Domani sono dieci anni dalla sua morte. Molti considerano Luigi Pintor il miglior giornalista italiano del secolo. Enrico Berlinguer lo disse in un’intervista, e Pintor che stimava il conterraneo, pur non condividendone molte idee, ne fu molto lusingato. Un altro giornalista del suo talento non si è visto, dopo la sua scomparsa. Imbattibile nei corsivi, negli editoriali brevi, che corrispondevano perfettamente alla sua essenzialità, alla sua sobrietà autentica. Diceva che Michelangelo lavorava intensamente con lo scalpello per toglier via tutto il superfluo e fare quelle sculture che lasciano a bocca aperta. E anche lui lavorava ore a un pezzo che poi leggevi in qualche minuto. Dietro quella semplicità c’era una complicata fatica di rifinitura, un lavoro sulle minuzie durante il quale Luigi era semplicemente intrattabile. Entrare nella sua stanza, caso mai solo per dirgli che bisognava fare i titoli della prima, mentre scriveva un editoriale, era missione ad alto rischio. Il minimo che ti capitasse è che alzasse gli occhiali sulla fronte e ti guardasse come un marziano impertinente.

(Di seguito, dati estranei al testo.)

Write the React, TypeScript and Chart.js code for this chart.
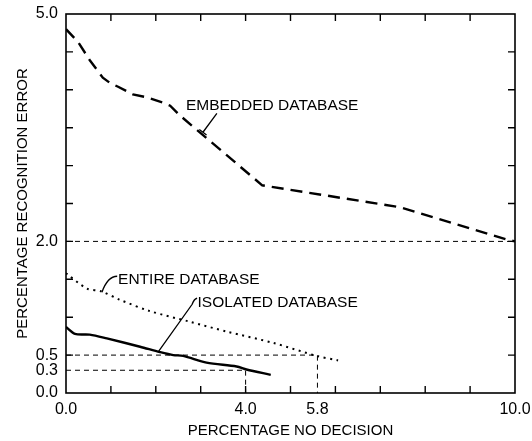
import React, { useEffect, useRef } from "react";
import { Chart, registerables } from "chart.js";

Chart.register(...registerables);

// ---- data ----
const embeddedX = [0, 0.27, 0.53, 0.82, 0.98, 1.16, 1.49, 1.8, 2.16, 2.32, 2.54, 4.37, 7.44, 9.85, 10.0];
const embeddedY = [4.8, 4.63, 4.39, 4.16, 4.09, 4.04, 3.94, 3.9, 3.83, 3.79, 3.66, 2.74, 2.45, 2.02, 2.0];

const entireX = [0, 0.46, 0.79, 1.2, 1.87, 2.76, 3.58, 4.62, 5.58, 6.06];
const entireY = [1.58, 1.38, 1.34, 1.23, 1.08, 0.94, 0.81, 0.66, 0.49, 0.43];

const isolatedX = [0, 0.2, 0.53, 0.91, 1.65, 2.09, 2.39, 2.61, 3.13, 3.8, 4.02, 4.56];
const isolatedY = [0.87, 0.78, 0.77, 0.72, 0.61, 0.54, 0.5, 0.49, 0.4, 0.35, 0.31, 0.24];

const yTickValues = [0, 0.3, 0.5, 2.0, 5.0];
const xTickValues = [0, 4.0, 5.6, 10.0];
const xTickLabels = ["0.0", "4.0", "5.8", "10.0"];
const yMinorTicks = [0.5, 1, 1.5, 2, 2.5, 3, 3.5, 4, 4.5];
const xMinorTicks = [1, 2, 3, 4, 5, 6, 7, 8, 9];

// reference (guide) lines: level, x extent
const guideLevels = [2.0, 0.5, 0.3];
const guideEnds = [10.0, 5.6, 4.0];

const FONT = "'Liberation Sans', Arial, Helvetica, sans-serif";

const toPts = (xs: number[], ys: number[]) => xs.map((x, i) => ({ x, y: ys[i] }));

const annotationPlugin = {
  id: "frameAndNotes",
  afterDatasetsDraw(chart: any) {
    const { ctx, chartArea } = chart;
    const xs = chart.scales.x;
    const ys = chart.scales.y;
    const X = (v: number) => xs.getPixelForValue(v);
    const Y = (v: number) => ys.getPixelForValue(v);
    const { left, right, top, bottom } = chartArea;
    ctx.save();
    ctx.strokeStyle = "#000";
    ctx.fillStyle = "#000";
    // frame
    ctx.lineWidth = 1.6;
    ctx.strokeRect(left, top, right - left, bottom - top);
    // minor ticks (inward)
    ctx.lineWidth = 1.4;
    ctx.beginPath();
    yMinorTicks.forEach((v) => {
      ctx.moveTo(left, Y(v));
      ctx.lineTo(left + 7, Y(v));
      ctx.moveTo(right, Y(v));
      ctx.lineTo(right - 7, Y(v));
    });
    xMinorTicks.forEach((v) => {
      ctx.moveTo(X(v), bottom);
      ctx.lineTo(X(v), bottom - 7);
      ctx.moveTo(X(v), top);
      ctx.lineTo(X(v), top + 7);
    });
    ctx.stroke();

    // labels
    ctx.font = `15.5px ${FONT}`;
    ctx.textBaseline = "middle";
    ctx.textAlign = "left";
    ctx.fillText("EMBEDDED DATABASE", X(2.67), Y(3.79));
    ctx.fillText("ENTIRE DATABASE", X(1.16), Y(1.5));
    ctx.fillText("ISOLATED DATABASE", X(2.93), Y(1.19));

    // leaders
    ctx.lineWidth = 1.3;
    // embedded: straight with a bar at the end
    const ax = X(3.36), ay = Y(3.69), bx = X(3.05), by = Y(3.44);
    ctx.beginPath();
    ctx.moveTo(ax, ay);
    ctx.lineTo(bx, by);
    const dx = bx - ax, dy = by - ay;
    const len = Math.hypot(dx, dy);
    const px = -dy / len, py = dx / len;
    ctx.moveTo(bx - px * 4.5, by - py * 4.5);
    ctx.lineTo(bx + px * 4.5, by + py * 4.5);
    ctx.stroke();
    // entire: hook
    ctx.beginPath();
    ctx.moveTo(X(1.14), Y(1.54));
    ctx.quadraticCurveTo(X(0.93), Y(1.54), X(0.8), Y(1.33));
    ctx.stroke();
    // isolated: small hook then straight
    ctx.beginPath();
    ctx.moveTo(X(2.92), Y(1.25));
    ctx.quadraticCurveTo(X(2.85), Y(1.24), X(2.81), Y(1.17));
    ctx.lineTo(X(2.05), Y(0.54));
    ctx.stroke();
    ctx.restore();
  },
};

export default function App() {
  const ref = useRef<HTMLCanvasElement | null>(null);
  useEffect(() => {
    if (!ref.current) return;
    const guideSets = guideLevels.map((lvl, i) => {
      const pts = [
        { x: 0, y: lvl },
        { x: guideEnds[i], y: lvl },
      ];
      if (guideEnds[i] < 10) pts.push({ x: guideEnds[i], y: 0 });
      return {
        label: `guide ${lvl}`,
        data: pts,
        showLine: true,
        borderColor: "#000",
        borderWidth: 1,
        borderDash: [5, 4],
        pointRadius: 0,
        fill: false,
      };
    });
    const chart = new Chart(ref.current, {
      type: "scatter",
      data: {
        datasets: [
          ...guideSets,
          {
            label: "EMBEDDED DATABASE",
            data: toPts(embeddedX, embeddedY),
            showLine: true,
            borderColor: "#000",
            borderWidth: 2.4,
            borderDash: [12, 7],
            pointRadius: 0,
            tension: 0,
          },
          {
            label: "ENTIRE DATABASE",
            data: toPts(entireX, entireY),
            showLine: true,
            borderColor: "#000",
            borderWidth: 2,
            borderDash: [2, 4.5],
            pointRadius: 0,
            tension: 0.3,
          },
          {
            label: "ISOLATED DATABASE",
            data: toPts(isolatedX, isolatedY),
            showLine: true,
            borderColor: "#000",
            borderWidth: 2.4,
            pointRadius: 0,
            tension: 0.3,
          },
        ],
      } as any,
      options: {
        animation: false,
        responsive: false,
        devicePixelRatio: 1,
        layout: { padding: { top: 14, right: 17, left: 0, bottom: 0 } },
        plugins: { legend: { display: false }, tooltip: { enabled: false } },
        scales: {
          x: {
            type: "linear",
            min: 0,
            max: 10,
            grid: { display: false, drawTicks: false },
            border: { display: false },
            afterBuildTicks: (s: any) => {
              s.ticks = xTickValues.map((value) => ({ value }));
            },
            afterFit: (s: any) => {
              s.height = 48;
              s.paddingLeft = 0;
              s.paddingRight = 0;
            },
            ticks: {
              autoSkip: false,
              maxRotation: 0,
              padding: 7,
              color: "#000",
              font: { family: FONT, size: 16 },
              callback: (_v: any, i: number) => xTickLabels[i],
            },
            title: {
              display: true,
              text: "PERCENTAGE NO DECISION",
              color: "#000",
              font: { family: FONT, size: 15 },
              padding: { top: 0, bottom: 1 },
            },
          },
          y: {
            type: "linear",
            min: 0,
            max: 5,
            grid: { display: false, drawTicks: false },
            border: { display: false },
            afterBuildTicks: (s: any) => {
              s.ticks = yTickValues.map((value) => ({ value }));
            },
            afterFit: (s: any) => {
              s.width = 66;
              s.paddingTop = 0;
              s.paddingBottom = 0;
            },
            ticks: {
              autoSkip: false,
              padding: 8,
              color: "#000",
              font: { family: FONT, size: 16 },
              callback: (v: any) => Number(v).toFixed(1),
            },
            title: {
              display: true,
              text: "PERCENTAGE RECOGNITION ERROR",
              color: "#000",
              font: { family: FONT, size: 15 },
              padding: { top: 14, bottom: 0 },
            },
          },
        },
      } as any,
      plugins: [annotationPlugin],
    });
    return () => chart.destroy();
  }, []);
  return (
    <div style={{ position: "absolute", left: 0, top: 0, width: 532, height: 441, background: "#fff" }}>
      <canvas ref={ref} width={532} height={441} style={{ width: 532, height: 441, display: "block" }} />
    </div>
  );
}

In dieci anni è cambiato il mondo. Come l’avrebbe presa, Pintor questa serie incessante di vicende indecifrabili che non si sa dove conducono il nostro mondo? Luigi era un comunista e orgoglioso di esserlo, “eretico” ma fino a un certo punto. Non faceva un feticcio della scritta “quotidiano comunista”. E quando provocatoriamente affermava che si poteva pure toglierla, quella scritta, lo faceva per saggiare le reazioni. Mai l’avrebbe tolto. Si troverebbe smarrito in questo mondo dove non esistono più partiti che si chiamino comunisti e, dove esistono, fanno semplicemente paura? Pintor resta un uomo del Novecento, anche nel suo tenace battere i tasti dell’Olivetti quando anche Rossana, Michelangelo e gli altri “vecchi” (ma non Valentino) usavano disinvoltamente il computer. Eppure la sua frase con cui amava definire il manifesto («è un paradosso come il calabrone: ha le ali troppo piccole rispetto al suo corpo per poter volare eppure vola») potrebbe essere adatta a descrivere tante delle micro-imprese politico-giornalistiche che oggi sulla Rete stanno rinnovando e rilanciando la politica e ridando senso al discutere e fare politica, diversamente da chi preconizzava la fine del giornalismo di agitazione e dell’idea – fondativa del manifesto – del fare politica attraverso il giornalismo e fare giornalismo politicamente.